Monday Market Manipulation – Draghi and the Doves Talk us Up

Dove, dove, dove.

Dove, dove, dove – now that Fisher is gone, that's all we have at the Fed these days.  This week we hear from Mester, Williams, Bullard, Evans and Lockhart – all doves on the Fed and, of course Super Mario speaks at 10am (EST) to get our markets off to a good start for the week with his own special brand of doveishness

While our Fed, the ECB and the BOJ are doing all they can to talk the markets higher, China is warning its investors that the run that has pushed their market 75% in less than a year is unsustainable.  A spokesman for the China Securities Regulatory Commission said on Friday:

“Investors should be cautious about market risks.  We shouldn’t be thinking if we don’t buy now, we will miss it.”

A previous warning from the CSRC was ignored. The Shanghai Composite jumped 2.8% to surpass 3,000 on Dec 8th, the first trading day after the securities body on Dec 5th cautioned investors about growing market risks.  The valuations of some listed companies are “relatively high,” the CSRC spokesman said in Friday’s statement. “There are about 700 companies in the Shanghai and Shenzhen stock exchanges with a price-earnings ratio of above 100,” the spokesman said.

Stocks continue to rise in China on speculation that the Government will do whatever it takes to sustain a 7% growth rate, which means lots of FREE MONEY will have to be printed.  I think that's a fabulous idea – all Governments should print unlimited supplies of free money until all of our economies are growning at 7% and then everything will be AWESOME and nothing can possibly go wrong with that plan, can it?  
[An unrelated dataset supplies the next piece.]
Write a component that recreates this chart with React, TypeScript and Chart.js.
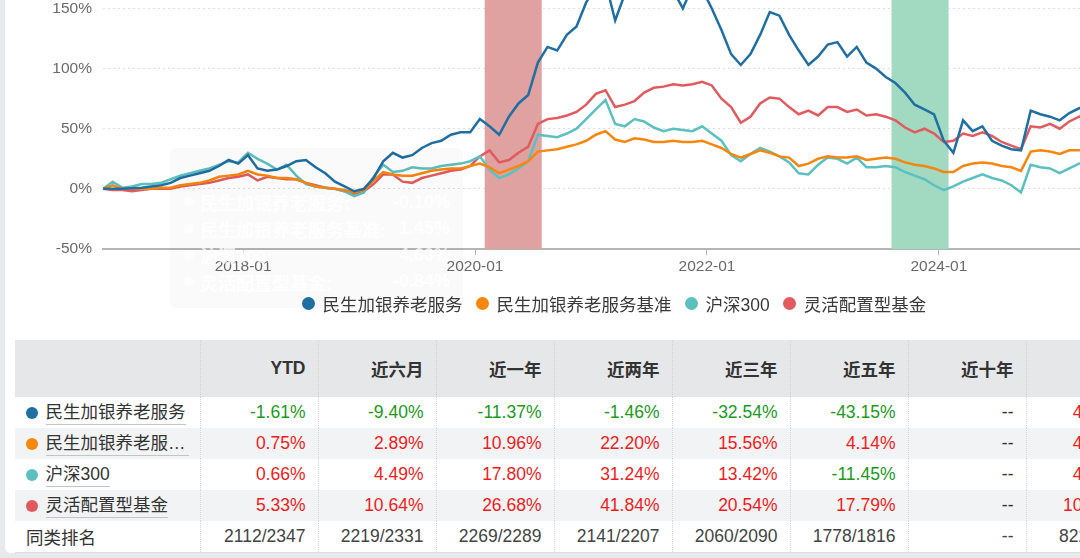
import { useEffect, useRef } from "react"
import { Chart, registerables } from "chart.js"

Chart.register(...registerables)

// x positions are months since 2016-01; one point per month from mid Oct 2016
const START_MONTH = 9.5
const X_MIN = 9.5
const X_MAX = 113.5
const tickMonths = [24, 48, 72, 96]
const yTicks = [-50, 0, 50, 100, 150]

const seriesNames = ["民生加银养老服务", "民生加银养老服务基准", "沪深300", "灵活配置型基金"]
const seriesColors = ["#1f6fa3", "#f7860f", "#5dc0c0", "#e15b5e"]

const fundValues = [
  0, 0, 0, 0.5, 1, 2, 3, 5, 9, 11, 13, 15, 19, 24, 21, 28, 17, 15, 16, 19,
  23, 24, 18, 13, 6, 2, -2, 0, 9, 23, 30, 26, 28, 34, 38, 40, 45, 47, 47, 58,
  52, 45, 60, 71, 78, 105, 118, 115, 128, 135, 155, 168, 172, 140, 162, 178, 182, 175, 172, 165,
  150, 168, 166, 150, 132, 112, 103, 112, 128, 147, 144, 128, 115, 103, 110, 120, 122, 110, 118, 105,
  100, 93, 88, 80, 70, 66, 62, 40, 30, 57, 48, 52, 40, 36, 33, 32, 65, 62, 60, 57,
  63, 67, 69,
]
const benchValues = [
  0, 3, 0, 0, 0, 0, 1, 1, 3, 4, 5, 7, 10, 11, 12, 15, 12, 11, 9, 9,
  8, 5, 2, 1, 0, -1, -3, -1, 7, 14, 12, 11, 11, 13, 15, 16, 17, 17, 19, 21,
  18, 13, 16, 19, 23, 31, 32, 33, 35, 37, 40, 45, 48, 41, 39, 42, 41, 39, 39, 40,
  39, 39, 40, 37, 34, 29, 26, 29, 32, 30, 27, 26, 19, 21, 25, 27, 26, 26, 27, 24,
  25, 26, 25, 22, 20, 19, 17, 14, 14, 19, 21, 22, 21, 19, 18, 15, 31, 32, 31, 29,
  32, 32, 33,
]
const hs300Values = [
  0, 6, 1, 2, 4, 4, 5, 8, 11, 13, 15, 17, 20, 23, 22, 30, 25, 21, 16, 20,
  11, 4, 2, 1, 0, -2, -6, -3, 10, 20, 14, 15, 18, 17, 17, 19, 20, 21, 23, 27,
  16, 9, 12, 17, 23, 45, 44, 43, 46, 50, 58, 66, 74, 54, 52, 58, 56, 51, 48, 50,
  49, 48, 52, 46, 40, 28, 23, 29, 34, 31, 27, 22, 13, 12, 20, 26, 25, 21, 26, 18,
  18, 19, 18, 14, 11, 8, 3, -1, 2, 6, 9, 12, 9, 7, 3, -3, 20, 18, 17, 13,
  17, 21, 22,
]
const mixedValues = [
  0, -1, -1, -2, -1, 0, 0, 0, 2, 3, 4, 5, 7, 9, 10, 12, 7, 10, 9, 8,
  8, 5, 3, 1, 0, -2, -4, -2, 4, 12, 12, 6, 5, 9, 11, 13, 15, 16, 19, 27,
  32, 22, 24, 30, 35, 54, 58, 59, 61, 64, 70, 79, 82, 68, 70, 73, 80, 84, 85, 87,
  86, 87, 89, 86, 75, 68, 55, 60, 71, 76, 75, 68, 62, 65, 61, 68, 68, 64, 66, 61,
  62, 60, 57, 51, 47, 50, 46, 39, 40, 46, 44, 47, 44, 39, 36, 33, 52, 51, 54, 50,
  56, 60, 62,
]

// shaded periods (start, end) as dates
const bandStarts = ["2020-02-01", "2023-08-04"]
const bandEnds = ["2020-07-28", "2024-02-01"]
const bandColors = ["#e0a1a1", "#a2d9c1"]

// table
const tableHeaders = ["", "YTD", "近六月", "近一年", "近两年", "近三年", "近五年", "近十年", ""]
const fundRow = ["-1.61%", "-9.40%", "-11.37%", "-1.46%", "-32.54%", "-43.15%", "--", "43.79%"]
const benchRow = ["0.75%", "2.89%", "10.96%", "22.20%", "15.56%", "4.14%", "--", "45.32%"]
const hs300Row = ["0.66%", "4.49%", "17.80%", "31.24%", "13.42%", "-11.45%", "--", "41.08%"]
const mixedRow = ["5.33%", "10.64%", "26.68%", "41.84%", "20.54%", "17.79%", "--", "106.73%"]
const rankRow = ["2112/2347", "2219/2331", "2269/2289", "2141/2207", "2060/2090", "1778/1816", "--", "822/1030"]
const rankLabel = "同类排名"

// faded tooltip left on the chart
const tipValues = ["-0.10%", "1.45%", "4.60%", "-0.84%"]

const toMonths = (d: string) => {
  const [y, m, day] = d.split("-").map(Number)
  return (y - 2016) * 12 + (m - 1) + (day - 1) / 30
}

const FONT = '"Liberation Sans", "Noto Sans CJK SC", sans-serif'

const bandPlugin = {
  id: "bands",
  beforeDatasetsDraw(chart: any) {
    const { ctx, chartArea, scales } = chart
    ctx.save()
    bandStarts.forEach((s, i) => {
      const x1 = scales.x.getPixelForValue(toMonths(s))
      const x2 = scales.x.getPixelForValue(toMonths(bandEnds[i]))
      ctx.fillStyle = bandColors[i]
      ctx.fillRect(x1, chartArea.top, x2 - x1, chartArea.bottom - chartArea.top)
    })
    ctx.restore()
  },
}

function LineChart() {
  const chartRef = useRef<HTMLCanvasElement>(null)
  const chartInstance = useRef<Chart | null>(null)

  useEffect(() => {
    if (!chartRef.current) return
    if (chartInstance.current) chartInstance.current.destroy()
    const ctx = chartRef.current.getContext("2d")
    if (!ctx) return

    const allValues = [fundValues, benchValues, hs300Values, mixedValues]

    chartInstance.current = new Chart(ctx, {
      type: "line",
      data: {
        datasets: allValues.map((vals, i) => ({
          label: seriesNames[i],
          data: vals.map((v, k) => ({ x: START_MONTH + k, y: v })),
          borderColor: seriesColors[i],
          backgroundColor: seriesColors[i],
          borderWidth: 2.5,
          pointRadius: 0,
          tension: 0,
        })),
      },
      options: {
        responsive: false,
        animation: false,
        layout: { padding: { top: 8, right: 17, left: 0, bottom: 0 } },
        plugins: {
          legend: { display: false },
          tooltip: { enabled: false },
        },
        scales: {
          x: {
            type: "linear",
            min: X_MIN,
            max: X_MAX,
            afterBuildTicks: (s: any) => {
              s.ticks = tickMonths.map((v) => ({ value: v }))
            },
            afterFit: (s: any) => {
              s.height = 40
            },
            grid: { drawOnChartArea: false, drawTicks: true, tickLength: 6, color: "#b5b5b5" },
            border: { display: true, color: "#b5b5b5", width: 2 },
            ticks: {
              padding: 2,
              color: "#6a6a6a",
              font: { family: FONT, size: 15.5 },
              maxRotation: 0,
              autoSkip: false,
              callback: (v: any) => `${2016 + Math.floor(Number(v) / 12)}-01`,
            },
          },
          y: {
            min: -50,
            max: 200,
            afterBuildTicks: (s: any) => {
              s.ticks = yTicks.map((v) => ({ value: v }))
            },
            afterFit: (s: any) => {
              s.width = 103
            },
            grid: { color: "#dedede", drawTicks: false },
            border: { display: false, dash: [2, 3] },
            ticks: {
              padding: 11,
              color: "#6a6a6a",
              font: { family: FONT, size: 15.5 },
              callback: (v: any) => `${v}%`,
            },
          },
        },
      },
      plugins: [bandPlugin],
    })

    return () => {
      if (chartInstance.current) {
        chartInstance.current.destroy()
        chartInstance.current = null
      }
    }
  }, [])

  return (
    <canvas
      ref={chartRef}
      width={1125}
      height={361}
      style={{ position: "absolute", left: 0, top: -72, width: 1125, height: 361 }}
    ></canvas>
  )
}

const valueColor = (v: string) => (v === "--" ? "#333" : v.startsWith("-") ? "#1c9a1c" : "#f21c1c")

export default function App() {
  useEffect(() => {
    document.body.style.margin = "0"
    document.body.style.background = "#e8e9eb"
  }, [])

  const rows = [fundRow, benchRow, hs300Row, mixedRow]
  const colWidths = [185, 118, 118, 118, 118, 118, 118, 118, 118]

  return (
    <div
      style={{
        position: "relative",
        width: 1080,
        height: 558,
        overflow: "hidden",
        background: "#e8e9eb",
        fontFamily: FONT,
      }}
    >
      <div
        style={{
          position: "absolute",
          left: 5,
          top: -20,
          width: 1110,
          height: 573,
          background: "#fff",
          borderRadius: 6,
        }}
      />
      <LineChart />

      {/* faded tooltip */}
      <div
        style={{
          position: "absolute",
          left: 170,
          top: 148,
          width: 293,
          height: 160,
          background: "rgba(0,0,0,0.02)",
          borderRadius: 5,
          pointerEvents: "none",
        }}
      >
        {seriesNames.map((n, i) => (
          <div
            key={n}
            style={{
              position: "absolute",
              left: 14,
              right: 13,
              top: 42 + i * 26.5,
              height: 24,
              display: "flex",
              alignItems: "center",
              justifyContent: "space-between",
              color: "rgba(255,255,255,0.75)",
              fontSize: 18,
              fontWeight: 600,
            }}
          >
            <span style={{ display: "flex", alignItems: "center" }}>
              <span
                style={{
                  width: 10,
                  height: 10,
                  borderRadius: 5,
                  background: "rgba(255,255,255,0.6)",
                  marginRight: 6,
                }}
              />
              {n}:
            </span>
            <span>{tipValues[i]}</span>
          </div>
        ))}
      </div>

      {/* legend */}
      <div
        style={{
          position: "absolute",
          left: 302,
          top: 291,
          height: 24,
          display: "flex",
          alignItems: "center",
          fontSize: 17.5,
          color: "#3a3a3a",
          whiteSpace: "nowrap",
        }}
      >
        {seriesNames.map((n, i) => (
          <div key={n} style={{ display: "flex", alignItems: "center", marginRight: 13.5 }}>
            <span
              style={{
                width: 13,
                height: 13,
                borderRadius: 7,
                background: seriesColors[i],
                marginRight: 7.5,
                display: "inline-block",
              }}
            />
            <span>{n}</span>
          </div>
        ))}
      </div>

      {/* table */}
      <table
        style={{
          position: "absolute",
          left: 15,
          top: 340,
          borderCollapse: "collapse",
          tableLayout: "fixed",
          width: colWidths.reduce((a, b) => a + b, 0),
          fontSize: 17.5,
          fontFamily: FONT,
          color: "#333",
        }}
      >
        <colgroup>
          {colWidths.map((w, i) => (
            <col key={i} style={{ width: w }} />
          ))}
        </colgroup>
        <thead>
          <tr style={{ background: "#e6e7e9", height: 57 }}>
            {tableHeaders.map((h, i) => (
              <th
                key={i}
                style={{
                  textAlign: "right",
                  padding: "0 12px 0 0",
                  fontWeight: 700,
                  color: "#333",
                  borderLeft: i === 0 ? "none" : "1px dotted #cfd0d3",
                  whiteSpace: "nowrap",
                }}
              >
                {h}
              </th>
            ))}
          </tr>
        </thead>
        <tbody>
          {rows.map((r, ri) => (
            <tr key={ri} style={{ background: ri % 2 === 1 ? "#f2f3f4" : "#fff", height: 31 }}>
              <td style={{ padding: "0 0 0 10.5px", whiteSpace: "nowrap" }}>
                <span style={{ display: "flex", alignItems: "center" }}>
                  <span
                    style={{
                      width: 12,
                      height: 12,
                      borderRadius: 6,
                      background: seriesColors[ri],
                      marginRight: 8,
                      flex: "none",
                    }}
                  />
                  <span
                    style={{
                      display: "inline-block",
                      maxWidth: 143,
                      overflow: "hidden",
                      textOverflow: "ellipsis",
                      whiteSpace: "nowrap",
                      borderBottom: "1px solid #c4c4c4",
                      lineHeight: "23px",
                    }}
                  >
                    {seriesNames[ri]}
                  </span>
                </span>
              </td>
              {r.map((v, ci) => (
                <td
                  key={ci}
                  style={{
                    textAlign: "right",
                    padding: "0 12px 0 0",
                    color: valueColor(v),
                    borderLeft: "1px dotted #d6d7d9",
                    whiteSpace: "nowrap",
                  }}
                >
                  {v}
                </td>
              ))}
            </tr>
          ))}
          <tr style={{ background: "#fff", height: 31, borderBottom: "1px solid #dcdde0" }}>
            <td style={{ padding: "0 0 0 11px", whiteSpace: "nowrap", color: "#333" }}>{rankLabel}</td>
            {rankRow.map((v, ci) => (
              <td
                key={ci}
                style={{
                  textAlign: "right",
                  padding: "0 12px 0 0",
                  color: "#444",
                  borderLeft: "1px dotted #d6d7d9",
                  whiteSpace: "nowrap",
                }}
              >
                {v}
              </td>
            ))}
          </tr>
        </tbody>
      </table>
    </div>
  )
}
I certainly hope not, because that's the plan we're pursuing at the moment!  Meanwhile, Japan is starting to look like Zimbabwe and the 22% drop in the Euro in 2014 sent 124.4Bn Euros ($150Bn) out of the Union in the kind of negative cash-flows you expect to see in countries that are on the verge of collapse.  That money has flown into US equities, giving us our own market bubble and also into China and even Japan because there simply aren't enough safe places to put $150Bn a quarter these days. 

The inflows are also keeping our rates down despite the Fed's clear indication of their intention to hike as $374.3Bn of Treasury bonds (half) were bought by foriegn investors last year.  Hey, 2% is a lot better than -0.25% that they are getting in Europe!  “There are more and more Euros being printed, but these are hot-potato Euros,” said Roger Hallman of JPM.

Here's a few charts we should contemplate to start our week off:

In the last 5 years, the US has gone $10Tn further into debt, now over $60Tn of total debt.  That's 10% of our GDP in debt, each year:

Presentation Credit Market Instruments

Unemployment is down mainly because 6M people dropped out of the Labor Force entirely:

Presentation Labor Force Participation Rate

Twice as many men have no jobs as wehn I graduated college:

Presentation Inactivity Rate

Household incomes are "improving," but only if you ignore the longer-term trend:

Presentation Real Median Household Income

– 39 percent of American workers make less than $20,000 a year.

– 52 percent of American workers make less than $30,000 a year.

– 63 percent of American workers make less than $40,000 a year.

– 72 percent of American workers make less than $50,000 a year.

There is inflation – but only if you eat:

Presentation Food Inflation

That's why, despite all this FREE MONEY being tossed around, the economy is fairly stagnant – the Velocity of Money is still at all-time lows, lows that were once thought impossible by economists and it's going down, not up – there's your deflation. 

Presentation Velocity Of M2

The only way to fix the Velocity of Money, to get people to spend again, is to give them better jobs and better wages so that they can get out and contribute to the economy.  Letting a bunch of rich people hoard all the cash simply isn't working.